• Job: Write the material out again exactly.

• Data lines:
** BEGIN **

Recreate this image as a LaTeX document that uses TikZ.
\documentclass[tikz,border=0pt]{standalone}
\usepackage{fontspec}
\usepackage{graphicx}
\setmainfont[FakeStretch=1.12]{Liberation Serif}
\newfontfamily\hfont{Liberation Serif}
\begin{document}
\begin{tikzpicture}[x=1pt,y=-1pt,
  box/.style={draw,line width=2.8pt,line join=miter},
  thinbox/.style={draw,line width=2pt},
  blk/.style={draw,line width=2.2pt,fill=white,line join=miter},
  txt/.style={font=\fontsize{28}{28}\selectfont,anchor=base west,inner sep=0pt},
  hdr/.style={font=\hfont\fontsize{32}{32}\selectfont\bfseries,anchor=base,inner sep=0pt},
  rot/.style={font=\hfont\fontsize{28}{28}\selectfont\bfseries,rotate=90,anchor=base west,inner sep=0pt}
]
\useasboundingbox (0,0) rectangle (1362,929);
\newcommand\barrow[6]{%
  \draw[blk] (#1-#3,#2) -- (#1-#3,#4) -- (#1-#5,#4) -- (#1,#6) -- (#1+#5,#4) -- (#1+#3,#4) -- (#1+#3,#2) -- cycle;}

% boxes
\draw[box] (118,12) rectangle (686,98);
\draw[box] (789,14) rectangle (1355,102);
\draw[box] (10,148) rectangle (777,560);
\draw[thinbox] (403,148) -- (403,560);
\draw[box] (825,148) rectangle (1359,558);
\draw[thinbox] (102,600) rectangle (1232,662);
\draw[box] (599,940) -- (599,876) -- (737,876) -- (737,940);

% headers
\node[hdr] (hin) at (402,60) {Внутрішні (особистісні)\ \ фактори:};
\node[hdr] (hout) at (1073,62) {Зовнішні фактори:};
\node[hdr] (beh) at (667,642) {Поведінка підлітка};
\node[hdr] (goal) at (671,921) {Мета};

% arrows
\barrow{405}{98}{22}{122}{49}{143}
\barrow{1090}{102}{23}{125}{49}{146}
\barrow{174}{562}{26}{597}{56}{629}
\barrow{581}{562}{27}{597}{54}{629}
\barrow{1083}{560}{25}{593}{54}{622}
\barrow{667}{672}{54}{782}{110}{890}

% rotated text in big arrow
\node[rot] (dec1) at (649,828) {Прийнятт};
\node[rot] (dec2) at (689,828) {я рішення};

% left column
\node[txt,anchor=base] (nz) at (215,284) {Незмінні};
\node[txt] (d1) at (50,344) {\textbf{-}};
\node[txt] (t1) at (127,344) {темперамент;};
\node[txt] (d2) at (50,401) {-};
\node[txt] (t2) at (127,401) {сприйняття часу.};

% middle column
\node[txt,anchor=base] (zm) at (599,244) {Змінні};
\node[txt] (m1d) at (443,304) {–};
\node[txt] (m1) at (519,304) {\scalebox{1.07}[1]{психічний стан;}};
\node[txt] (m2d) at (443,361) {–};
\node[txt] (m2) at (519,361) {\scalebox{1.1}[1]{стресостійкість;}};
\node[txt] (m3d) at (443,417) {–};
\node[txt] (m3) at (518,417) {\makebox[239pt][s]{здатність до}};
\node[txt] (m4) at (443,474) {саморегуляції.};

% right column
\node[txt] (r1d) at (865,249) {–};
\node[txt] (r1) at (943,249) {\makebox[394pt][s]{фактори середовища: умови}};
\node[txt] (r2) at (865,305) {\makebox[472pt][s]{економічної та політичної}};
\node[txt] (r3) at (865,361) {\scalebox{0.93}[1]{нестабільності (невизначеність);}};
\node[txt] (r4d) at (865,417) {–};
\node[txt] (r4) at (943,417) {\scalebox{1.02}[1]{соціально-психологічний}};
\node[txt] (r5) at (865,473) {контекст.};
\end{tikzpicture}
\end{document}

** END **

• Answer to the exercise:
Recreate this image as a LaTeX document that uses TikZ.
\documentclass[tikz,border=0pt]{standalone}
\usepackage{fontspec}
\usepackage{graphicx}
\setmainfont[FakeStretch=1.12]{Liberation Serif}
\newfontfamily\hfont{Liberation Serif}
\begin{document}
\begin{tikzpicture}[x=1pt,y=-1pt,
  box/.style={draw,line width=2.8pt,line join=miter},
  thinbox/.style={draw,line width=2pt},
  blk/.style={draw,line width=2.2pt,fill=white,line join=miter},
  txt/.style={font=\fontsize{28}{28}\selectfont,anchor=base west,inner sep=0pt},
  hdr/.style={font=\hfont\fontsize{32}{32}\selectfont\bfseries,anchor=base,inner sep=0pt},
  rot/.style={font=\hfont\fontsize{28}{28}\selectfont\bfseries,rotate=90,anchor=base west,inner sep=0pt}
]
\useasboundingbox (0,0) rectangle (1362,929);
\newcommand\barrow[6]{%
  \draw[blk] (#1-#3,#2) -- (#1-#3,#4) -- (#1-#5,#4) -- (#1,#6) -- (#1+#5,#4) -- (#1+#3,#4) -- (#1+#3,#2) -- cycle;}

% boxes
\draw[box] (118,12) rectangle (686,98);
\draw[box] (789,14) rectangle (1355,102);
\draw[box] (10,148) rectangle (777,560);
\draw[thinbox] (403,148) -- (403,560);
\draw[box] (825,148) rectangle (1359,558);
\draw[thinbox] (102,600) rectangle (1232,662);
\draw[box] (599,940) -- (599,876) -- (737,876) -- (737,940);

% headers
\node[hdr] (hin) at (402,60) {Внутрішні (особистісні)\ \ фактори:};
\node[hdr] (hout) at (1073,62) {Зовнішні фактори:};
\node[hdr] (beh) at (667,642) {Поведінка підлітка};
\node[hdr] (goal) at (671,921) {Мета};

% arrows
\barrow{405}{98}{22}{122}{49}{143}
\barrow{1090}{102}{23}{125}{49}{146}
\barrow{174}{562}{26}{597}{56}{629}
\barrow{581}{562}{27}{597}{54}{629}
\barrow{1083}{560}{25}{593}{54}{622}
\barrow{667}{672}{54}{782}{110}{890}

% rotated text in big arrow
\node[rot] (dec1) at (649,828) {Прийнятт};
\node[rot] (dec2) at (689,828) {я рішення};

% left column
\node[txt,anchor=base] (nz) at (215,284) {Незмінні};
\node[txt] (d1) at (50,344) {\textbf{-}};
\node[txt] (t1) at (127,344) {темперамент;};
\node[txt] (d2) at (50,401) {-};
\node[txt] (t2) at (127,401) {сприйняття часу.};

% middle column
\node[txt,anchor=base] (zm) at (599,244) {Змінні};
\node[txt] (m1d) at (443,304) {–};
\node[txt] (m1) at (519,304) {\scalebox{1.07}[1]{психічний стан;}};
\node[txt] (m2d) at (443,361) {–};
\node[txt] (m2) at (519,361) {\scalebox{1.1}[1]{стресостійкість;}};
\node[txt] (m3d) at (443,417) {–};
\node[txt] (m3) at (518,417) {\makebox[239pt][s]{здатність до}};
\node[txt] (m4) at (443,474) {саморегуляції.};

% right column
\node[txt] (r1d) at (865,249) {–};
\node[txt] (r1) at (943,249) {\makebox[394pt][s]{фактори середовища: умови}};
\node[txt] (r2) at (865,305) {\makebox[472pt][s]{економічної та політичної}};
\node[txt] (r3) at (865,361) {\scalebox{0.93}[1]{нестабільності (невизначеність);}};
\node[txt] (r4d) at (865,417) {–};
\node[txt] (r4) at (943,417) {\scalebox{1.02}[1]{соціально-психологічний}};
\node[txt] (r5) at (865,473) {контекст.};
\end{tikzpicture}
\end{document}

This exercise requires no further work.